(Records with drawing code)

::::::::

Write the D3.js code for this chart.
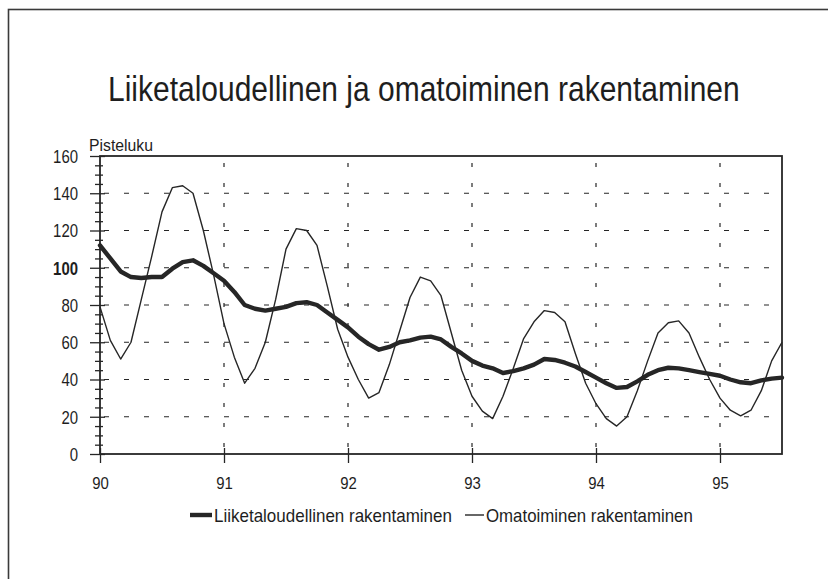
<!DOCTYPE html>
<head>
    <meta charset="utf-8">
    <script src="https://d3js.org/d3.v7.min.js"></script>
    <style>
      body { margin: 0; background: #fff; }
      svg text {
          font-family: "Liberation Sans", Arial, Helvetica, sans-serif;
          fill: #1e1e1e;
      }
      .axis path { display: none; }
      .axis line { stroke: #262626; stroke-width: 1.3; }
      .grid line { stroke: #262626; stroke-width: 1.2; }
    </style>
</head>
<body>
    <div class="chart"></div>

    <script>
      // monthly index, Jan 1990 .. Jul 1995
      var yearLabels = ['90', '91', '92', '93', '94', '95'];
      var yTicks = [0, 20, 40, 60, 80, 100, 120, 140, 160];

      var liiketaloudellinen = [
        112, 105, 98, 95, 94.5, 95, 95, 99.5, 103, 104, 101, 97,
        93, 87, 80, 78, 77, 78, 79, 81, 81.5, 80, 76, 72,
        68, 63, 59, 56, 57.5, 60, 61, 62.5, 63, 61.5, 57.5, 54,
        50, 47.5, 46, 43.5, 44.5, 46, 48, 51, 50.5, 49, 47, 44,
        41, 38, 35.5, 36, 39, 42.5, 45, 46.3, 46, 45, 44, 43,
        42, 40, 38.5, 38, 39.5, 40.5, 41
      ];
      var omatoiminen = [
        79, 61, 51, 60, 83, 106, 130, 143, 144, 140, 120, 96,
        70, 52, 38, 46, 60, 83, 110, 121, 120, 112, 90, 67,
        52, 40, 30, 33, 48, 66, 84, 95, 93, 85, 65, 45,
        31, 23, 19, 31, 46, 62, 71, 77, 76, 71, 54, 38,
        27, 19, 15, 20, 34, 50, 65, 70.5, 71.5, 65, 52, 40,
        30, 23.5, 20.5, 23.5, 34, 50, 60
      ];

      var width = 828, height = 579;
      var margin = {top: 156, right: 46, bottom: 125, left: 100};

      var svg = d3.select('.chart').append('svg')
          .attr('width', width)
          .attr('height', height);

      // squeeze a text horizontally so it looks like a narrow face
      function narrow(sel, x0, y0, w) {
          sel.attr('x', 0).attr('y', 0);
          var natural = sel.node().getComputedTextLength();
          sel.attr('transform', 'translate(' + x0 + ',' + y0 + ') scale(' + (w / natural) + ',1)');
      }

      // outer frame
      svg.append('rect')
          .attr('x', 8.5).attr('y', 9.5)
          .attr('width', width + 20).attr('height', height + 20)
          .attr('fill', 'none')
          .attr('stroke', '#3a3a3a')
          .attr('stroke-width', 1.6);

      var x = d3.scaleLinear()
          .domain([0, liiketaloudellinen.length - 1])
          .range([margin.left, width - margin.right]);
      var y = d3.scaleLinear()
          .domain([0, 160])
          .range([height - margin.bottom, margin.top]);

      var yearTicks = yearLabels.map(function(d, i) { return i * 12; });

      var title = svg.append('text')
          .attr('font-size', 35)
          .text('Liiketaloudellinen ja omatoiminen rakentaminen');
      narrow(title, 108, 101, 632);

      var ylab = svg.append('text')
          .attr('font-size', 16)
          .text('Pisteluku');
      narrow(ylab, 89, 151, 64);

      // grid
      svg.append('g').attr('class', 'grid')
          .selectAll('line')
          .data(yTicks.filter(function(d) { return d > 0 && d < 160; }))
          .enter().append('line')
          .attr('x1', x(0)).attr('x2', x.range()[1])
          .attr('y1', function(d) { return y(d); })
          .attr('y2', function(d) { return y(d); })
          .attr('stroke-dasharray', '5,15')
          .attr('stroke-dashoffset', -4);

      svg.append('g').attr('class', 'grid')
          .selectAll('line')
          .data(yearTicks.slice(1))
          .enter().append('line')
          .attr('x1', function(d) { return x(d); })
          .attr('x2', function(d) { return x(d); })
          .attr('y1', y(160)).attr('y2', y(0))
          .attr('stroke-dasharray', '4,16')
          .attr('stroke-dashoffset', -7);

      // y axis, major and minor ticks crossing the axis
      var yMinor = d3.range(0, 161, 5).filter(function(d) { return d % 20 != 0; });
      svg.append('g')
          .attr('class', 'axis')
          .attr('transform', 'translate(' + margin.left + ',0)')
          .call(d3.axisLeft(y).tickValues(yMinor).tickSize(5).tickFormat(''))
          .selectAll('line').attr('x1', 3);

      var yAx = svg.append('g')
          .attr('class', 'axis')
          .attr('transform', 'translate(' + margin.left + ',0)')
          .call(d3.axisLeft(y).tickValues(yTicks).tickSize(10));
      yAx.selectAll('line').attr('x1', 5);
      yAx.selectAll('text')
          .attr('x', -22)
          .attr('dy', '0.36em')
          .attr('font-size', 18)
          .attr('textLength', function(d) { return String(d).length * 8.3; })
          .attr('lengthAdjust', 'spacingAndGlyphs')
          .attr('font-weight', function(d) { return d == 100 ? 'bold' : 'normal'; })
          .style('fill', '#1e1e1e');

      var xAx = svg.append('g')
          .attr('class', 'axis')
          .attr('transform', 'translate(0,' + y(0) + ')')
          .call(d3.axisBottom(x).tickValues(yearTicks).tickSize(9)
              .tickFormat(function(d, i) { return yearLabels[i]; }));
      xAx.selectAll('line').attr('y1', -6);
      xAx.selectAll('text')
          .attr('y', 35)
          .attr('dy', 0)
          .attr('font-size', 17)
          .attr('textLength', 16.6)
          .attr('lengthAdjust', 'spacingAndGlyphs')
          .style('fill', '#1e1e1e');

      // plot frame
      svg.append('rect')
          .attr('x', x.range()[0]).attr('y', y(160))
          .attr('width', x.range()[1] - x.range()[0])
          .attr('height', y(0) - y(160))
          .attr('fill', 'none')
          .attr('stroke', '#262626')
          .attr('stroke-width', 1.8);

      var line = d3.line()
          .x(function(d, i) { return x(i); })
          .y(function(d) { return y(d); });

      svg.append('path')
          .datum(omatoiminen)
          .attr('d', line)
          .attr('fill', 'none')
          .attr('stroke', '#262626')
          .attr('stroke-width', 1.4)
          .attr('stroke-linejoin', 'round');

      svg.append('path')
          .datum(liiketaloudellinen)
          .attr('d', line)
          .attr('fill', 'none')
          .attr('stroke', '#262626')
          .attr('stroke-width', 4.4)
          .attr('stroke-linejoin', 'round')
          .attr('stroke-linecap', 'round');

      // legend
      var legend = [
        {name: 'Liiketaloudellinen rakentaminen', w: 4.4, x0: 190, x1: 212, len: 238},
        {name: 'Omatoiminen rakentaminen', w: 1.4, x0: 465, x1: 484, len: 207}
      ];
      var lg = svg.append('g').selectAll('g').data(legend).enter().append('g');
      lg.append('line')
          .attr('x1', function(d) { return d.x0; })
          .attr('x2', function(d) { return d.x1; })
          .attr('y1', 515).attr('y2', 515)
          .attr('stroke', '#262626')
          .attr('stroke-width', function(d) { return d.w; });
      lg.append('text')
          .attr('font-size', 19)
          .text(function(d) { return d.name; })
          .each(function(d) { narrow(d3.select(this), d.x1 + 2, 522, d.len); });
    </script>
</body>
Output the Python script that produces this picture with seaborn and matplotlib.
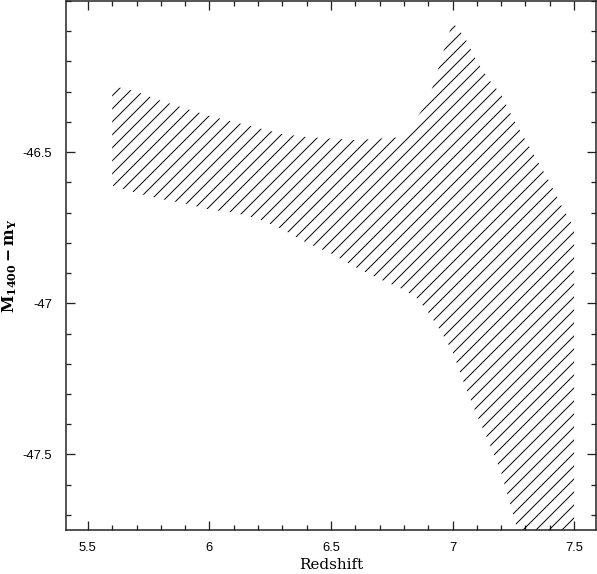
import seaborn as sns
import matplotlib.pyplot as plt
from matplotlib.ticker import MultipleLocator

# Redshift grid and the bounds of the allowed band
redshift = [5.60, 5.70, 5.80, 5.90, 6.00, 6.10, 6.20, 6.30, 6.40, 6.50,
            6.60, 6.70, 6.80, 6.85, 6.90, 6.95, 7.00, 7.05, 7.10, 7.15,
            7.20, 7.25, 7.30, 7.35, 7.40, 7.45, 7.50]
upper = [-46.28, -46.30, -46.33, -46.355, -46.38, -46.40, -46.42, -46.44, -46.45, -46.455,
         -46.46, -46.455, -46.45, -46.39, -46.33, -46.20, -46.07, -46.12, -46.20, -46.26,
         -46.31, -46.39, -46.46, -46.53, -46.60, -46.68, -46.75]
lower = [-46.61, -46.635, -46.655, -46.67, -46.69, -46.70, -46.72, -46.755, -46.80, -46.835,
         -46.88, -46.92, -46.955, -46.98, -47.03, -47.09, -47.16, -47.27, -47.37, -47.46,
         -47.56, -47.70, -47.85, -48.00, -48.15, -48.30, -48.45]

xticks = [5.5, 6.0, 6.5, 7.0, 7.5]
xticklabels = ['5.5', '6', '6.5', '7', '7.5']
yticks = [-47.5, -47.0, -46.5]
yticklabels = ['-47.5', '-47', '-46.5']

DPI = 78  # hatch spacing in matplotlib scales with dpi
sns.set_style('ticks')
plt.rcParams['font.family'] = ['Liberation Sans', 'DejaVu Sans']
plt.rcParams['mathtext.fontset'] = 'dejavuserif'
plt.rcParams['hatch.linewidth'] = 0.9

fig = plt.figure(figsize=(597 / DPI, 574 / DPI), dpi=DPI)
ax = fig.add_axes([66 / 597, 1 - 530 / 574, 530 / 597, 529 / 574])

ax.fill_between(redshift, lower, upper, facecolor='none', edgecolor='black',
                linewidth=0, hatch='//')

ax.set_xlim(5.41, 7.59)
ax.set_ylim(-47.75, -46.0)

ax.set_xticks(xticks)
ax.set_xticklabels(xticklabels)
ax.set_yticks(yticks)
ax.set_yticklabels(yticklabels)
ax.xaxis.set_minor_locator(MultipleLocator(0.1))
ax.yaxis.set_minor_locator(MultipleLocator(0.1))

ax.tick_params(which='both', direction='in', top=True, right=True,
               width=1.2, color='#222222', labelsize=12, labelcolor='black')
ax.tick_params(which='major', length=8)
ax.tick_params(which='minor', length=4.5)
ax.tick_params(axis='x', which='major', pad=11)
ax.tick_params(axis='y', which='major', pad=13)

for side in ax.spines.values():
    side.set_linewidth(1.4)
    side.set_color('#222222')

ax.set_xlabel('Redshift', family='DejaVu Serif', fontsize=14, color='black',
              labelpad=3.5)
ax.set_ylabel(r'$\mathbf{M_{1400}-m_{Y}}$', fontsize=14.5, color='black', labelpad=3.5)

fig.savefig('out.png', dpi=DPI)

::::::::

- _GOAL OF THE EXERCISE_: Give again, exactly, the lines from the start of the data through the one holding "120, 140, 160];"; omit the pictures.

- _FINAL RESULT_:
Write the D3.js code for this chart.
<!DOCTYPE html>
<head>
    <meta charset="utf-8">
    <script src="https://d3js.org/d3.v7.min.js"></script>
    <style>
      body { margin: 0; background: #fff; }
      svg text {
          font-family: "Liberation Sans", Arial, Helvetica, sans-serif;
          fill: #1e1e1e;
      }
      .axis path { display: none; }
      .axis line { stroke: #262626; stroke-width: 1.3; }
      .grid line { stroke: #262626; stroke-width: 1.2; }
    </style>
</head>
<body>
    <div class="chart"></div>

    <script>
      // monthly index, Jan 1990 .. Jul 1995
      var yearLabels = ['90', '91', '92', '93', '94', '95'];
      var yTicks = [0, 20, 40, 60, 80, 100, 120, 140, 160];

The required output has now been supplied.